STATED PROBLEM: All of the data must be printed exactly; please include every line.

MATERIAL PROVIDED:
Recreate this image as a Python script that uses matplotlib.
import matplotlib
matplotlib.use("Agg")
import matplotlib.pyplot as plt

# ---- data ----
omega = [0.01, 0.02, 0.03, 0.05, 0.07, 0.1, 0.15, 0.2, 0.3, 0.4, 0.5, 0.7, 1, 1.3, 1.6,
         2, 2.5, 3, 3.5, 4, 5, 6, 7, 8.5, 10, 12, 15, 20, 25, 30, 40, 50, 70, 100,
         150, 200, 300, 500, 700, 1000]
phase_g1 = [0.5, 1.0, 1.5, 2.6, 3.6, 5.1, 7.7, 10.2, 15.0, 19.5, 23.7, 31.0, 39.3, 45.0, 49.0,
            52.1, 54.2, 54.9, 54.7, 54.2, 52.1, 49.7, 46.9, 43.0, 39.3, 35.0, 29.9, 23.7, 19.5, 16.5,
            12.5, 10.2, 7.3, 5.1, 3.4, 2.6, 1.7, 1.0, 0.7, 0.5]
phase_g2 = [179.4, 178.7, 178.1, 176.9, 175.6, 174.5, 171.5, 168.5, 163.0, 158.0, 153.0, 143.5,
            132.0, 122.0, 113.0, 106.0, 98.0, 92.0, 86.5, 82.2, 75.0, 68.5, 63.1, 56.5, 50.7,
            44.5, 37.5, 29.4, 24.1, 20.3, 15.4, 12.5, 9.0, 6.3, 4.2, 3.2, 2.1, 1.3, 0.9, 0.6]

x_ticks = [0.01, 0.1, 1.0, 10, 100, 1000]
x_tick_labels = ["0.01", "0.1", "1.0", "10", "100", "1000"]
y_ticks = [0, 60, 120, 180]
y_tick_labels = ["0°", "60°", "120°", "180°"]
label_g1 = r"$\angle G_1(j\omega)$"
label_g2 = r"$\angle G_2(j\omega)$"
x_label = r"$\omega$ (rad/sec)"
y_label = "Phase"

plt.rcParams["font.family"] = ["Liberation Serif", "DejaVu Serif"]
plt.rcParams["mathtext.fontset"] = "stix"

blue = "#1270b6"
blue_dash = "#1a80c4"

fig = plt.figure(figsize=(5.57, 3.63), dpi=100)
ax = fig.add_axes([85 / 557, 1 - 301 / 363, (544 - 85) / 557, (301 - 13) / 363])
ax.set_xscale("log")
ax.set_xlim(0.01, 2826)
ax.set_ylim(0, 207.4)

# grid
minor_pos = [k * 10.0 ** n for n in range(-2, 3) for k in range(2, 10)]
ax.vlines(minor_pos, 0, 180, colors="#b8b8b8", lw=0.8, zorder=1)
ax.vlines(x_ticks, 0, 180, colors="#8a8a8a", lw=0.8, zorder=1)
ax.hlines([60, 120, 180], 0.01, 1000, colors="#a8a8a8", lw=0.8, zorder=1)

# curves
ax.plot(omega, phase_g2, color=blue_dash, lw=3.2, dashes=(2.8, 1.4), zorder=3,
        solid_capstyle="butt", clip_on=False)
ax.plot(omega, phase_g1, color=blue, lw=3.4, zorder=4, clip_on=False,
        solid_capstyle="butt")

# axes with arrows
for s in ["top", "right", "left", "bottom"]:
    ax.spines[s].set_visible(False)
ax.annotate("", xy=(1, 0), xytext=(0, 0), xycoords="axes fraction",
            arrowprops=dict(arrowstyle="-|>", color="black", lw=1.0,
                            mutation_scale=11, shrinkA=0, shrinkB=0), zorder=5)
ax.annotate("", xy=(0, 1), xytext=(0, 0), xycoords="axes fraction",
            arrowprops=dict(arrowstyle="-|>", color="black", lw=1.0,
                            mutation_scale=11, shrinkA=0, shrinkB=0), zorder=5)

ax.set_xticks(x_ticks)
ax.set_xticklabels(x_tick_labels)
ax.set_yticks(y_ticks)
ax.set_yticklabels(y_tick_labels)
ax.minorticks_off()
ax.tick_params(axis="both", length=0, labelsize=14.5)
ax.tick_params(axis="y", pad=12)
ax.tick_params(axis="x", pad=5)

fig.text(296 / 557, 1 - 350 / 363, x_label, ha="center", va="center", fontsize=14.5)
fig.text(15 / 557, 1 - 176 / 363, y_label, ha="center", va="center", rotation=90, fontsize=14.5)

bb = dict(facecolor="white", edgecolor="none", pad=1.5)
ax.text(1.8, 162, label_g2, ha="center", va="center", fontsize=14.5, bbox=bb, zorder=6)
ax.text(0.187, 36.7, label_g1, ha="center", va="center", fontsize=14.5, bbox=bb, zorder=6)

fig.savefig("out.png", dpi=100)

TASK SOLUTION:
Recreate this image as a Python script that uses matplotlib.
import matplotlib
matplotlib.use("Agg")
import matplotlib.pyplot as plt

# ---- data ----
omega = [0.01, 0.02, 0.03, 0.05, 0.07, 0.1, 0.15, 0.2, 0.3, 0.4, 0.5, 0.7, 1, 1.3, 1.6,
         2, 2.5, 3, 3.5, 4, 5, 6, 7, 8.5, 10, 12, 15, 20, 25, 30, 40, 50, 70, 100,
         150, 200, 300, 500, 700, 1000]
phase_g1 = [0.5, 1.0, 1.5, 2.6, 3.6, 5.1, 7.7, 10.2, 15.0, 19.5, 23.7, 31.0, 39.3, 45.0, 49.0,
            52.1, 54.2, 54.9, 54.7, 54.2, 52.1, 49.7, 46.9, 43.0, 39.3, 35.0, 29.9, 23.7, 19.5, 16.5,
            12.5, 10.2, 7.3, 5.1, 3.4, 2.6, 1.7, 1.0, 0.7, 0.5]
phase_g2 = [179.4, 178.7, 178.1, 176.9, 175.6, 174.5, 171.5, 168.5, 163.0, 158.0, 153.0, 143.5,
            132.0, 122.0, 113.0, 106.0, 98.0, 92.0, 86.5, 82.2, 75.0, 68.5, 63.1, 56.5, 50.7,
            44.5, 37.5, 29.4, 24.1, 20.3, 15.4, 12.5, 9.0, 6.3, 4.2, 3.2, 2.1, 1.3, 0.9, 0.6]

x_ticks = [0.01, 0.1, 1.0, 10, 100, 1000]
x_tick_labels = ["0.01", "0.1", "1.0", "10", "100", "1000"]
y_ticks = [0, 60, 120, 180]
y_tick_labels = ["0°", "60°", "120°", "180°"]
label_g1 = r"$\angle G_1(j\omega)$"
label_g2 = r"$\angle G_2(j\omega)$"
x_label = r"$\omega$ (rad/sec)"
y_label = "Phase"

plt.rcParams["font.family"] = ["Liberation Serif", "DejaVu Serif"]
plt.rcParams["mathtext.fontset"] = "stix"

blue = "#1270b6"
blue_dash = "#1a80c4"

fig = plt.figure(figsize=(5.57, 3.63), dpi=100)
ax = fig.add_axes([85 / 557, 1 - 301 / 363, (544 - 85) / 557, (301 - 13) / 363])
ax.set_xscale("log")
ax.set_xlim(0.01, 2826)
ax.set_ylim(0, 207.4)

# grid
minor_pos = [k * 10.0 ** n for n in range(-2, 3) for k in range(2, 10)]
ax.vlines(minor_pos, 0, 180, colors="#b8b8b8", lw=0.8, zorder=1)
ax.vlines(x_ticks, 0, 180, colors="#8a8a8a", lw=0.8, zorder=1)
ax.hlines([60, 120, 180], 0.01, 1000, colors="#a8a8a8", lw=0.8, zorder=1)

# curves
ax.plot(omega, phase_g2, color=blue_dash, lw=3.2, dashes=(2.8, 1.4), zorder=3,
        solid_capstyle="butt", clip_on=False)
ax.plot(omega, phase_g1, color=blue, lw=3.4, zorder=4, clip_on=False,
        solid_capstyle="butt")

# axes with arrows
for s in ["top", "right", "left", "bottom"]:
    ax.spines[s].set_visible(False)
ax.annotate("", xy=(1, 0), xytext=(0, 0), xycoords="axes fraction",
            arrowprops=dict(arrowstyle="-|>", color="black", lw=1.0,
                            mutation_scale=11, shrinkA=0, shrinkB=0), zorder=5)
ax.annotate("", xy=(0, 1), xytext=(0, 0), xycoords="axes fraction",
            arrowprops=dict(arrowstyle="-|>", color="black", lw=1.0,
                            mutation_scale=11, shrinkA=0, shrinkB=0), zorder=5)

ax.set_xticks(x_ticks)
ax.set_xticklabels(x_tick_labels)
ax.set_yticks(y_ticks)
ax.set_yticklabels(y_tick_labels)
ax.minorticks_off()
ax.tick_params(axis="both", length=0, labelsize=14.5)
ax.tick_params(axis="y", pad=12)
ax.tick_params(axis="x", pad=5)

fig.text(296 / 557, 1 - 350 / 363, x_label, ha="center", va="center", fontsize=14.5)
fig.text(15 / 557, 1 - 176 / 363, y_label, ha="center", va="center", rotation=90, fontsize=14.5)

bb = dict(facecolor="white", edgecolor="none", pad=1.5)
ax.text(1.8, 162, label_g2, ha="center", va="center", fontsize=14.5, bbox=bb, zorder=6)
ax.text(0.187, 36.7, label_g1, ha="center", va="center", fontsize=14.5, bbox=bb, zorder=6)

fig.savefig("out.png", dpi=100)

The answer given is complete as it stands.